New Green Deal



  • bisleybisley Senior Member Posts: 10,552 Senior Member
    edited March 11 #242
    CaliFFL said:
    The tired, old, long-winded, reefer madness explanation of the dangers of weed and its associates. Geez. 

    The last paragraph is really funny. It suggests the average pot seller has a closet full of all the other recreational drugs waiting to spring on the stoner. Like a 70's street movie. 

    When prohibitionists are confronted with the fact that retail cannabis stores aren't also selling cocaine in the parking lot, they default back to the "it's harmful" argument. 

    I've never argued that weed has some magical benefit (although it may); I've always argued that it is not dangerous enough to justify imprisoning non-violent citizens. Or worse, a SWAT raid @ 0-dark-30 ending with dead dogs, dead people, or grenades in cribs at the wrong house. 

    The well-intentioned prohibitionists think society will be better off with the pot heads (and other drug users) off the streets, but never consider the cost of enforcement. Trillions of dollars and millions of lives wasted to support a failed ideal. 
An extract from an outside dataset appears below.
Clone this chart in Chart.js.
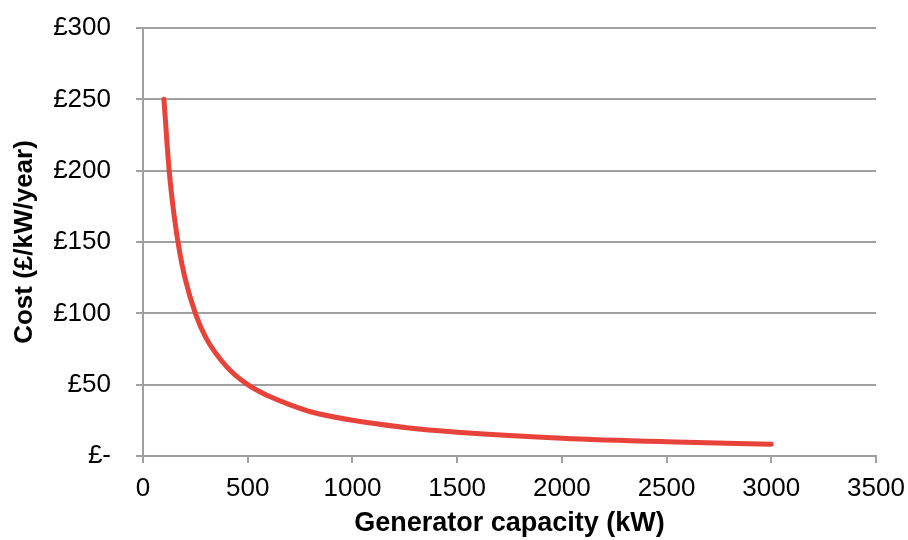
<!DOCTYPE html>
<html>
<head>
<meta charset="utf-8">
<script src="https://cdn.jsdelivr.net/npm/chart.js@4/dist/chart.umd.min.js"></script>
<style>
  html, body { margin: 0; padding: 0; background: #fff; }
  #wrap { width: 908px; height: 540px; }
</style>
</head>
<body>
<div id="wrap"><canvas id="costChart" width="908" height="540"></canvas></div>
<script>
const capacityKW = [100, 125, 150, 175, 200, 250, 300, 400, 500, 600, 700, 800, 1000, 1250, 1500, 2000, 2500, 3000];
const costPerKW = [250, 200, 167, 143, 125, 100, 83, 62.5, 50, 42, 36, 31, 25, 20, 16.7, 12.5, 10, 8.3];
const xTicks = [0, 500, 1000, 1500, 2000, 2500, 3000, 3500];
const yTicks = [0, 50, 100, 150, 200, 250, 300];

const fontFamily = '"Liberation Sans", Arial, sans-serif';
const gridGray = '#a0a0a0';

new Chart(document.getElementById('costChart').getContext('2d'), {
  type: 'line',
  data: {
    datasets: [{
      data: capacityKW.map((x, i) => ({ x: x, y: costPerKW[i] })),
      borderColor: '#e8433a',
      borderWidth: 5,
      borderCapStyle: 'round',
      pointRadius: 0,
      cubicInterpolationMode: 'monotone',
      fill: false
    }]
  },
  options: {
    responsive: false,
    animation: false,
    layout: { padding: { left: 0, right: 32, top: 28, bottom: 0 } },
    plugins: { legend: { display: false }, tooltip: { enabled: false } },
    scales: {
      x: {
        type: 'linear',
        min: 0,
        max: 3500,
        afterFit: s => { s.height = 84; s.paddingLeft = 0; s.paddingRight = 0; },
        afterBuildTicks: s => { s.ticks = xTicks.map(v => ({ value: v })); },
        border: { color: gridGray, width: 2 },
        grid: { drawOnChartArea: false, tickLength: 7, color: gridGray, lineWidth: 2 },
        ticks: {
          padding: 10,
          color: '#000',
          font: { family: fontFamily, size: 26 },
          callback: v => String(v)
        },
        title: {
          display: true,
          text: 'Generator capacity (kW)',
          color: '#000',
          padding: { top: 9, bottom: 0 },
          font: { family: fontFamily, size: 27, weight: 'bold' }
        }
      },
      y: {
        min: 0,
        max: 300,
        afterFit: s => { s.width = 143; s.paddingTop = 0; s.paddingBottom = 0; },
        afterBuildTicks: s => { s.ticks = yTicks.map(v => ({ value: v })); },
        border: { color: gridGray, width: 2 },
        grid: { tickLength: 7, color: gridGray, lineWidth: 2 },
        ticks: {
          padding: 25,
          color: '#000',
          font: { family: fontFamily, size: 26 },
          callback: v => v === 0 ? '£-' : '£' + v
        },
        title: {
          display: true,
          text: 'Cost (£/kW/year)',
          color: '#000',
          padding: { top: 9, bottom: 0 },
          font: { family: fontFamily, size: 26, weight: 'bold' }
        }
      }
    }
  }
});
</script>
</body>
</html>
    If your post is in response to my post, I'm at a loss to figure out how you jumped to all of your conclusions. I am still listening to all of the reasonable arguments being made from both sides, but they are few and far between, and yours is not one of them.

    Everything I said in my post is from a fairly neutral position, although, at this stage, I would vote no on legalization, simply because I haven't heard any objective case being made for changing the status quo. I have no problem with treating the abuse of marijuana the same as the abuse of alcohol, but the case has not been made that it can or will really go that way, in actual practice.

    For example, I am ignorant of the ways that law enforcement can determine, on-site, if there is physical impairment and mental confusion, and if the method can stand up in court. Also, will finding a 'roach' in the ashtray carry the same penalty as an open container of beer, which is damned rough, where I live. Texas State Troopers tend to enforce the laws that are on the books, whether or not they agree with them. I used to enjoy sipping a beer on my way home from work, before the open container laws, and I never drove drunk. I gave up that particular relaxation method, because it wasn't worth the risk, and it will have to apply to marijuana users, too, if I am to vote for it. I mostly ignore all of the breathless comments made from a political point of view, because they are long on rhetoric and short on facts.

    About the last paragraph, you are right about two things. (1) I am much longer-winded in my posts than I would be in a person-to-person conversation, because I am giving an opinion on the questions I would ask, instead of just responding to someone else's questions. My suggestion would be to simply ignore them, like everybody else. They please me, and that's the reason I write them. (2) My first-hand knowledge is based on experiences from fifty years ago, in Texas - not LA, in the present...where being stoned in public is apparently an unremarkable occurrence.

    But, many Texas voters like me are going to have to be convinced, if it is ever to be legalized here, so you better dust off whatever critical thinking skills you have, if you're going to convince somebody who is actually listening. Austin will be a slam-dunk, with some of the big cities close behind. But Texas has a bunch of very large towns and a whole bunch of medium sized towns to balance some of that.
  • earlyagainearlyagain Posts: 3,267 Senior Member
    The only unsatisfactory results of legalization I see here are these two.
    1) The tax revenues are obsorbed by a self perpetuating administrative bureaucracy.

    2) There's been some instances of consumer confusion as to potency with catastrophic results.

    The bureaucracy will likely prevail regardless. The potency confusion is being cleared up.

    I'd like to see hard creditable data on corrections relief. If the numbers support significant relief from user violation, I'd be pretty much sold on the benefits of legalization.